Sometimes, it is so hard to know what to do or say when someone you know is going through something difficult. My first response is always that I am praying for them. And I mean it- they aren’t words I use lightly and I will lift them up in prayer immediately and anytime they enter my mind after that.
For some situations, prayer and kind words are all I have to offer.
But what about the other things that friends do for us? What are the things that you are particularly good at doing when someone is facing hard times? And what holds you back from reaching out and asking to help?
Maybe you make an awesome casserole that is insanely easy to reheat and serve. Maybe you also make delicious cookies. What stops you from throwing together that meal and dropping it off to a friend going through a hard time?
Maybe you knit or are otherwise crafty. Why not knit a scarf for a friend who is hurting and give it to them with a note that says “wear this and feel my arms embracing you as you go through this difficulty?” Or maybe a blanket they can snuggle up with- those fleece knot blanket or a simple pieced together quilt?
You can't stay in your corner of the Forest waiting for others to come to you. You have to go to them sometimes.
Maybe you are great at entertaining kids. Why not call up your mom friend who has a husband who is out of town on business and she’s been frazzled with work stress and health issues and money problems and offer to pick up the kids and give her a few hours to herself?
Maybe you are an artist. Why not paint or draw a calm and serene picture full of calm and warm colors to give to someone who is hurting?
"Piglet sidled up to Pooh from behind. "Pooh?" he whispered.
"Yes, Piglet?"
Maybe you just know the things that leave you feeling loved and you can give that to someone. Schedule (and pay for) a massage appointment for a friend who has helped you through some fitness hurdles and is suffering some muscle and tension pain. Make a comfort basket of their favorite treats- wine, chocolate, Diet Coke, fuzzy socks, a cozy scented candle.
Maybe you like to work outside. What stops you from going next door to your widowed neighbor’s yard and mowing or raking or shoveling snow?
And maybe you can write and reach people with your words. What stops you from writing a guest post for a friend’s blog or writing a post that asks others to help someone? Why not start typing and use your words and network to uplift and support?
A friend in need is a friend indeed. I hope that my friends know they can call on me when they have a need- just like my friend Amy did. I also hope that I can be in tune with the people around me and that I can see a need and not be afraid to reach out and fulfill it. That I can let down my guard and not be afraid to step out of my comfort zone to make a positive impact in someone’s life, to show them that they are thought of and cared about and loved.
9 comments:
Amy, great post.
Right now my life is big-time crazy. Just this week one of my neighbors knocked on the door and said "can I mow the lawn" not "what can I do" -- huge, wonderful difference.

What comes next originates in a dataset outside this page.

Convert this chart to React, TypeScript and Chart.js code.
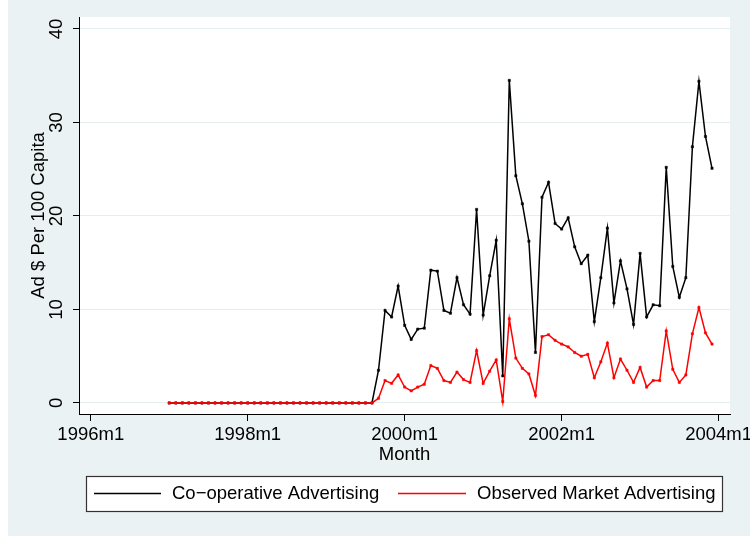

Love this so much, I linked it up with the Mormon Mommy Blogs Post of the Week!
Thanks Liz and Amy!
Really enjoyed your ideas. It reminded me to get out of my comfort zone more. It's easy for me to stow away. My family keeps me busy. I need to do more outside our walls.
I love this post! I love the Pooh references, they are spectacular. Thanks for your thoughts!
stopping by from MMB post of the week
Thanks for reading, everyone!! And thanks for the link up, Momza!!
The best part of writing it was what a great reminder it was for MYSELF. I am a generous and thoughtful person but there is always room for improvement and always opportunities to help others in specific ways with my specific gifts.
Wow, I loved what you had to say. Directed acts of kindness - I linked to you as well!
Briget
from http://denverletters.blogspot.com/
First, Amy, I'm so sorry for your loss, and I will keep your family in my prayers.
Second, I like to bring food to friends/neighbors who are grieving. I remember that when my FIL passed away, it helped in my family's healing to be fed by those who cared.
Bridget- thanks for your kind words and for linking up.
Mrs4444- I remember when we experienced our miscarriage and some friends brought food to us. It meant so much. Even though I had no appetite, just knowing someone really cared was what made it special.
Loved your thoughts! All of it is so true. It is only important to reach out and show our love and concern and not being worried that it isn't the "right way". I recently went through a divorce and so many people just stopped calling me and inviting me to do things because they didn't know what to say or do. All I needed was a friend. I didn't expect anyone to make my life all better. Now I have a friend going through a divorce and all I do is call and text her constantly and listen. She has thanked me so many times for just listening and assuring her that she isn't crazy for how she feels. How easy is that?